If the flow in the IWH is less than required the recovery will be really slow. If the boiler flow is too low the boiler water could flash into steam or cause damage to the boiler. The boiler will attempt to modulate down but may not be able to modulate down fast enough.

Fig. 6 - IWH connected to boiler piping, zoned w/pumps

Fig. 7 - IWH connected to boiler piping, zoned w/pump, heating zones w/zone valves

Drawing #8 and #9 - Is another variation of drawing Fig. #6 and Fig. #7. The difference here is if the known flow through the boiler and indirect is very different. With the close spaced tees, you setup hydraulic separation and the flow of the indirect will not affect the flow of the boiler. Each appliance will receive their proper flow.

Fig. 8 - IWH piped on System Piping, all zoned w-pumps

Fig. 9 - IWH piped on system piping, Heat zones w-zone valves, IWH w-pumps

Drawing #10 and #11 - These drawings are showing a boiler primary piping again. It is like drawings Fig. #4 and Fig. #5 except with an IWH. The hydraulic separation allows the flow to be different between the boiler and indirect water heater. I am also showing a mix of circulators and zone valves. The IWH is first to get the hottest water of not doing DHW priority which I would suggest with this type of piping.
The zone valves are on a couple of high temperature zones which both have the same temperature. The second set of closely spaced tees are going to be a cooler hydro-air zone. The last set of closely spaced tees is going to be the coolest zone, a radiant heat floor zone. It is not uncommon to add a mixing device for a radiant zone. It will probably have a mixing valve or injection to control the temperature of the water below a maximum level. All the heat zones will shut down on a call for domestic hot water if wired to do so.

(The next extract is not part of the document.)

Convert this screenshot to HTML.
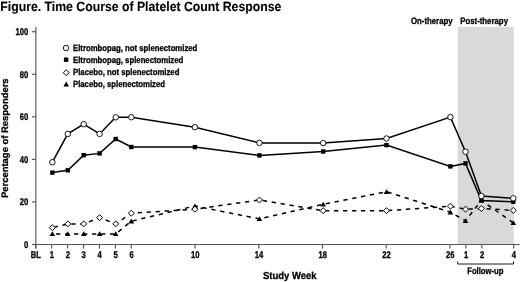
<!DOCTYPE html><html><head><meta charset="utf-8"><style>html,body{margin:0;padding:0;background:#fff;}svg{display:block;filter:blur(0.35px);}text{font-family:"Liberation Sans",sans-serif;font-weight:bold;text-rendering:geometricPrecision;stroke:#000;stroke-width:0.3px;}</style></head><body>
<svg width="520" height="282" viewBox="0 0 520 282">
<rect width="520" height="282" fill="#fff"/>
<rect x="457.7" y="26.8" width="56" height="217.5" fill="#d9d9d9"/>
<text x="0.3" y="10.7" font-size="13.3" style="stroke-width:0.1px" textLength="281" lengthAdjust="spacingAndGlyphs" fill="#000">Figure. Time Course of Platelet Count Response</text>
<text x="411" y="24.4" font-size="9.4" textLength="41.6" lengthAdjust="spacingAndGlyphs" fill="#000">On-therapy</text>
<text x="460.2" y="24.4" font-size="9.4" textLength="47.8" lengthAdjust="spacingAndGlyphs" fill="#000">Post-therapy</text>
<path d="M35.85 27 V248.6 M32 244.5 H519.5" stroke="#555" stroke-width="1.15" fill="none"/>
<path d="M32 244.50 H35.85" stroke="#555" stroke-width="1.15" fill="none"/>
<text transform="translate(28.2,247.90) scale(0.78,1)" font-size="9.8" text-anchor="end" fill="#000">0</text>
<path d="M32 201.94 H35.85" stroke="#555" stroke-width="1.15" fill="none"/>
<text transform="translate(28.2,205.34) scale(0.78,1)" font-size="9.8" text-anchor="end" fill="#000">20</text>
<path d="M32 159.38 H35.85" stroke="#555" stroke-width="1.15" fill="none"/>
<text transform="translate(28.2,162.78) scale(0.78,1)" font-size="9.8" text-anchor="end" fill="#000">40</text>
<path d="M32 116.82 H35.85" stroke="#555" stroke-width="1.15" fill="none"/>
<text transform="translate(28.2,120.22) scale(0.78,1)" font-size="9.8" text-anchor="end" fill="#000">60</text>
<path d="M32 74.26 H35.85" stroke="#555" stroke-width="1.15" fill="none"/>
<text transform="translate(28.2,77.66) scale(0.78,1)" font-size="9.8" text-anchor="end" fill="#000">80</text>
<path d="M32 31.70 H35.85" stroke="#555" stroke-width="1.15" fill="none"/>
<text transform="translate(28.2,35.10) scale(0.78,1)" font-size="9.8" text-anchor="end" fill="#000">100</text>
<text transform="translate(8.1,198) rotate(-90)" x="0" y="0" font-size="9.4" textLength="119.6" lengthAdjust="spacingAndGlyphs" fill="#000">Percentage of Responders</text>
<path d="M35.72 244.5 V248.6" stroke="#555" stroke-width="1.15" fill="none"/>
<text transform="translate(35.92,257.6) scale(0.78,1)" font-size="9.8" text-anchor="middle" fill="#000">BL</text>
<path d="M51.65 244.5 V248.6" stroke="#555" stroke-width="1.15" fill="none"/>
<text transform="translate(51.85,257.6) scale(0.78,1)" font-size="9.8" text-anchor="middle" fill="#000">1</text>
<path d="M67.58 244.5 V248.6" stroke="#555" stroke-width="1.15" fill="none"/>
<text transform="translate(67.78,257.6) scale(0.78,1)" font-size="9.8" text-anchor="middle" fill="#000">2</text>
<path d="M83.52 244.5 V248.6" stroke="#555" stroke-width="1.15" fill="none"/>
<text transform="translate(83.72,257.6) scale(0.78,1)" font-size="9.8" text-anchor="middle" fill="#000">3</text>
<path d="M99.45 244.5 V248.6" stroke="#555" stroke-width="1.15" fill="none"/>
<text transform="translate(99.65,257.6) scale(0.78,1)" font-size="9.8" text-anchor="middle" fill="#000">4</text>
<path d="M115.38 244.5 V248.6" stroke="#555" stroke-width="1.15" fill="none"/>
<text transform="translate(115.58,257.6) scale(0.78,1)" font-size="9.8" text-anchor="middle" fill="#000">5</text>
<path d="M131.31 244.5 V248.6" stroke="#555" stroke-width="1.15" fill="none"/>
<text transform="translate(131.51,257.6) scale(0.78,1)" font-size="9.8" text-anchor="middle" fill="#000">6</text>
<path d="M195.04 244.5 V248.6" stroke="#555" stroke-width="1.15" fill="none"/>
<text transform="translate(195.24,257.6) scale(0.78,1)" font-size="9.8" text-anchor="middle" fill="#000">10</text>
<path d="M258.77 244.5 V248.6" stroke="#555" stroke-width="1.15" fill="none"/>
<text transform="translate(258.97,257.6) scale(0.78,1)" font-size="9.8" text-anchor="middle" fill="#000">14</text>
<path d="M322.50 244.5 V248.6" stroke="#555" stroke-width="1.15" fill="none"/>
<text transform="translate(322.70,257.6) scale(0.78,1)" font-size="9.8" text-anchor="middle" fill="#000">18</text>
<path d="M386.22 244.5 V248.6" stroke="#555" stroke-width="1.15" fill="none"/>
<text transform="translate(386.42,257.6) scale(0.78,1)" font-size="9.8" text-anchor="middle" fill="#000">22</text>
<path d="M449.95 244.5 V248.6" stroke="#555" stroke-width="1.15" fill="none"/>
<text transform="translate(450.15,257.6) scale(0.78,1)" font-size="9.8" text-anchor="middle" fill="#000">26</text>
<path d="M465.88 244.5 V248.6" stroke="#555" stroke-width="1.15" fill="none"/>
<text transform="translate(466.08,257.6) scale(0.78,1)" font-size="9.8" text-anchor="middle" fill="#000">1</text>
<path d="M481.82 244.5 V248.6" stroke="#555" stroke-width="1.15" fill="none"/>
<text transform="translate(482.02,257.6) scale(0.78,1)" font-size="9.8" text-anchor="middle" fill="#000">2</text>
<path d="M513.68 244.5 V248.6" stroke="#555" stroke-width="1.15" fill="none"/>
<text transform="translate(513.88,257.6) scale(0.78,1)" font-size="9.8" text-anchor="middle" fill="#000">4</text>
<path d="M457.7 261.4 V264 H513.5 V261.4" stroke="#1a1a1a" stroke-width="1" fill="none"/>
<text x="467.2" y="273.7" font-size="9.4" textLength="36.3" lengthAdjust="spacingAndGlyphs" fill="#000">Follow-up</text>
<text x="262.9" y="279.3" font-size="10.2" textLength="53.6" lengthAdjust="spacingAndGlyphs" fill="#000">Study Week</text>
<polyline points="52.35,227.70 67.80,223.90 83.70,223.90 99.60,217.70 115.70,223.90 131.30,213.20 194.90,209.20 259.45,200.00 323.20,210.70 386.50,210.70 450.40,206.20 465.50,209.20 481.40,208.50 513.30,210.40" stroke="#000" stroke-width="1.5" fill="none" stroke-dasharray="4.3 4.7" stroke-dashoffset="7.6"/>
<polyline points="52.35,233.90 67.80,233.90 83.70,233.90 99.60,233.90 115.70,233.90 131.30,221.20 194.90,206.00 259.45,218.90 323.20,204.30 386.50,191.70 450.40,212.20 465.50,220.80 481.40,200.40 513.30,222.90" stroke="#000" stroke-width="1.5" fill="none" stroke-dasharray="4.3 4.7" stroke-dashoffset="5.35"/>
<polyline points="52.35,162.20 67.80,133.90 83.70,124.20 99.60,133.90 115.70,117.30 131.30,117.20 194.90,127.20 259.45,142.90 323.20,143.10 386.50,138.50 450.40,117.10 465.50,151.70 481.40,196.00 513.30,198.30" stroke="#000" stroke-width="1.5" fill="none"/>
<polyline points="52.35,172.60 67.80,170.30 83.70,155.20 99.60,153.40 115.70,139.00 131.30,147.00 194.90,147.10 259.45,155.40 323.20,151.50 386.50,145.10 450.40,166.40 465.50,163.40 481.40,200.40 513.30,201.70" stroke="#000" stroke-width="1.5" fill="none"/>
<path d="M52.35 231.30 L55.15 236.10 L49.55 236.10Z" fill="#000"/>
<path d="M67.80 231.30 L70.60 236.10 L65.00 236.10Z" fill="#000"/>
<path d="M83.70 231.30 L86.50 236.10 L80.90 236.10Z" fill="#000"/>
<path d="M99.60 231.30 L102.40 236.10 L96.80 236.10Z" fill="#000"/>
<path d="M115.70 231.30 L118.50 236.10 L112.90 236.10Z" fill="#000"/>
<path d="M131.30 218.60 L134.10 223.40 L128.50 223.40Z" fill="#000"/>
<path d="M194.90 203.40 L197.70 208.20 L192.10 208.20Z" fill="#000"/>
<path d="M259.45 216.30 L262.25 221.10 L256.65 221.10Z" fill="#000"/>
<path d="M323.20 201.70 L326.00 206.50 L320.40 206.50Z" fill="#000"/>
<path d="M386.50 189.10 L389.30 193.90 L383.70 193.90Z" fill="#000"/>
<path d="M450.40 209.60 L453.20 214.40 L447.60 214.40Z" fill="#000"/>
<path d="M465.50 218.20 L468.30 223.00 L462.70 223.00Z" fill="#000"/>
<path d="M481.40 197.80 L484.20 202.60 L478.60 202.60Z" fill="#000"/>
<path d="M513.30 220.30 L516.10 225.10 L510.50 225.10Z" fill="#000"/>
<path d="M52.35 224.70 L55.35 227.70 L52.35 230.70 L49.35 227.70Z" fill="#fff" stroke="#000" stroke-width="1"/>
<path d="M67.80 220.90 L70.80 223.90 L67.80 226.90 L64.80 223.90Z" fill="#fff" stroke="#000" stroke-width="1"/>
<path d="M83.70 220.90 L86.70 223.90 L83.70 226.90 L80.70 223.90Z" fill="#fff" stroke="#000" stroke-width="1"/>
<path d="M99.60 214.70 L102.60 217.70 L99.60 220.70 L96.60 217.70Z" fill="#fff" stroke="#000" stroke-width="1"/>
<path d="M115.70 220.90 L118.70 223.90 L115.70 226.90 L112.70 223.90Z" fill="#fff" stroke="#000" stroke-width="1"/>
<path d="M131.30 210.20 L134.30 213.20 L131.30 216.20 L128.30 213.20Z" fill="#fff" stroke="#000" stroke-width="1"/>
<path d="M194.90 206.20 L197.90 209.20 L194.90 212.20 L191.90 209.20Z" fill="#fff" stroke="#000" stroke-width="1"/>
<path d="M259.45 197.00 L262.45 200.00 L259.45 203.00 L256.45 200.00Z" fill="#fff" stroke="#000" stroke-width="1"/>
<path d="M323.20 207.70 L326.20 210.70 L323.20 213.70 L320.20 210.70Z" fill="#fff" stroke="#000" stroke-width="1"/>
<path d="M386.50 207.70 L389.50 210.70 L386.50 213.70 L383.50 210.70Z" fill="#fff" stroke="#000" stroke-width="1"/>
<path d="M450.40 203.20 L453.40 206.20 L450.40 209.20 L447.40 206.20Z" fill="#fff" stroke="#000" stroke-width="1"/>
<path d="M465.50 206.20 L468.50 209.20 L465.50 212.20 L462.50 209.20Z" fill="#fff" stroke="#000" stroke-width="1"/>
<path d="M481.40 205.50 L484.40 208.50 L481.40 211.50 L478.40 208.50Z" fill="#fff" stroke="#000" stroke-width="1"/>
<path d="M513.30 207.40 L516.30 210.40 L513.30 213.40 L510.30 210.40Z" fill="#fff" stroke="#000" stroke-width="1"/>
<rect x="50.15" y="170.40" width="4.4" height="4.4" fill="#000"/>
<rect x="65.60" y="168.10" width="4.4" height="4.4" fill="#000"/>
<rect x="81.50" y="153.00" width="4.4" height="4.4" fill="#000"/>
<rect x="97.40" y="151.20" width="4.4" height="4.4" fill="#000"/>
<rect x="113.50" y="136.80" width="4.4" height="4.4" fill="#000"/>
<rect x="129.10" y="144.80" width="4.4" height="4.4" fill="#000"/>
<rect x="192.70" y="144.90" width="4.4" height="4.4" fill="#000"/>
<rect x="257.25" y="153.20" width="4.4" height="4.4" fill="#000"/>
<rect x="321.00" y="149.30" width="4.4" height="4.4" fill="#000"/>
<rect x="384.30" y="142.90" width="4.4" height="4.4" fill="#000"/>
<rect x="448.20" y="164.20" width="4.4" height="4.4" fill="#000"/>
<rect x="463.30" y="161.20" width="4.4" height="4.4" fill="#000"/>
<rect x="479.20" y="198.20" width="4.4" height="4.4" fill="#000"/>
<rect x="511.10" y="199.50" width="4.4" height="4.4" fill="#000"/>
<circle cx="52.35" cy="162.20" r="2.75" fill="#fff" stroke="#000" stroke-width="0.9"/>
<circle cx="67.80" cy="133.90" r="2.75" fill="#fff" stroke="#000" stroke-width="0.9"/>
<circle cx="83.70" cy="124.20" r="2.75" fill="#fff" stroke="#000" stroke-width="0.9"/>
<circle cx="99.60" cy="133.90" r="2.75" fill="#fff" stroke="#000" stroke-width="0.9"/>
<circle cx="115.70" cy="117.30" r="2.75" fill="#fff" stroke="#000" stroke-width="0.9"/>
<circle cx="131.30" cy="117.20" r="2.75" fill="#fff" stroke="#000" stroke-width="0.9"/>
<circle cx="194.90" cy="127.20" r="2.75" fill="#fff" stroke="#000" stroke-width="0.9"/>
<circle cx="259.45" cy="142.90" r="2.75" fill="#fff" stroke="#000" stroke-width="0.9"/>
<circle cx="323.20" cy="143.10" r="2.75" fill="#fff" stroke="#000" stroke-width="0.9"/>
<circle cx="386.50" cy="138.50" r="2.75" fill="#fff" stroke="#000" stroke-width="0.9"/>
<circle cx="450.40" cy="117.10" r="2.75" fill="#fff" stroke="#000" stroke-width="0.9"/>
<circle cx="465.50" cy="151.70" r="2.75" fill="#fff" stroke="#000" stroke-width="0.9"/>
<circle cx="481.40" cy="196.00" r="2.75" fill="#fff" stroke="#000" stroke-width="0.9"/>
<circle cx="513.30" cy="198.30" r="2.75" fill="#fff" stroke="#000" stroke-width="0.9"/>
<circle cx="66.00" cy="48.00" r="2.75" fill="#fff" stroke="#000" stroke-width="0.9"/>
<rect x="63.90" y="57.50" width="4.4" height="4.4" fill="#000"/>
<path d="M66.20 69.70 L69.20 72.70 L66.20 75.70 L63.20 72.70Z" fill="#fff" stroke="#000" stroke-width="1"/>
<path d="M66.20 81.60 L69.00 86.40 L63.40 86.40Z" fill="#000"/>
<text x="73" y="51.2" font-size="9" textLength="124.3" lengthAdjust="spacingAndGlyphs" fill="#000">Eltrombopag, not splenectomized</text>
<text x="73" y="63.1" font-size="9" textLength="110.3" lengthAdjust="spacingAndGlyphs" fill="#000">Eltrombopag, splenectomized</text>
<text x="73" y="75.1" font-size="9" textLength="106.4" lengthAdjust="spacingAndGlyphs" fill="#000">Placebo, not splenectomized</text>
<text x="73" y="87.1" font-size="9" textLength="92" lengthAdjust="spacingAndGlyphs" fill="#000">Placebo, splenectomized</text>
</svg></body></html>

Just because the boiler control shows DHW priority is on it may not shut down the heat zones if heat zones pump control is not controlled by the boiler.

Fig. 10 - Boiler primary loop, IWH first zone, heat zones pumps

Fig. 11 - Boiler primary loop, IWH first zone, heat zone valves

Drawings #12 and #13 - Drawing #12 is my go to drawing for retrofitting a high efficiency boiler into an existing system and adding an IDW. This drawing you may or may not use DHW priority especially if the boiler is oversized. The drawing can be used with circulators and zone valves.
As a side note all these drawings on this page can also be applied to a cast iron boiler installation if you like.

Fig. 12 - IWH piped P/S on boiler supply, zoned w-pumps

Fig. 13 - Boiler primary loop, IWH first zone, heat zoned w-valves

Mod/con boiler piping is not limited to these drawings. There are more variations. As I said above flow and pressure drop is important. Water is best moving at a velocity of about 2 ft per second. Too slow or too fast you will reduce heat transfer and may create piping noise.

One of the biggest differences with the drawings is what circulators should be running. Is the boiler circulator supposed to be on or off, is the primary circulator running or not? Hmmmmmmmm!!!!! Maybe best left to the professional.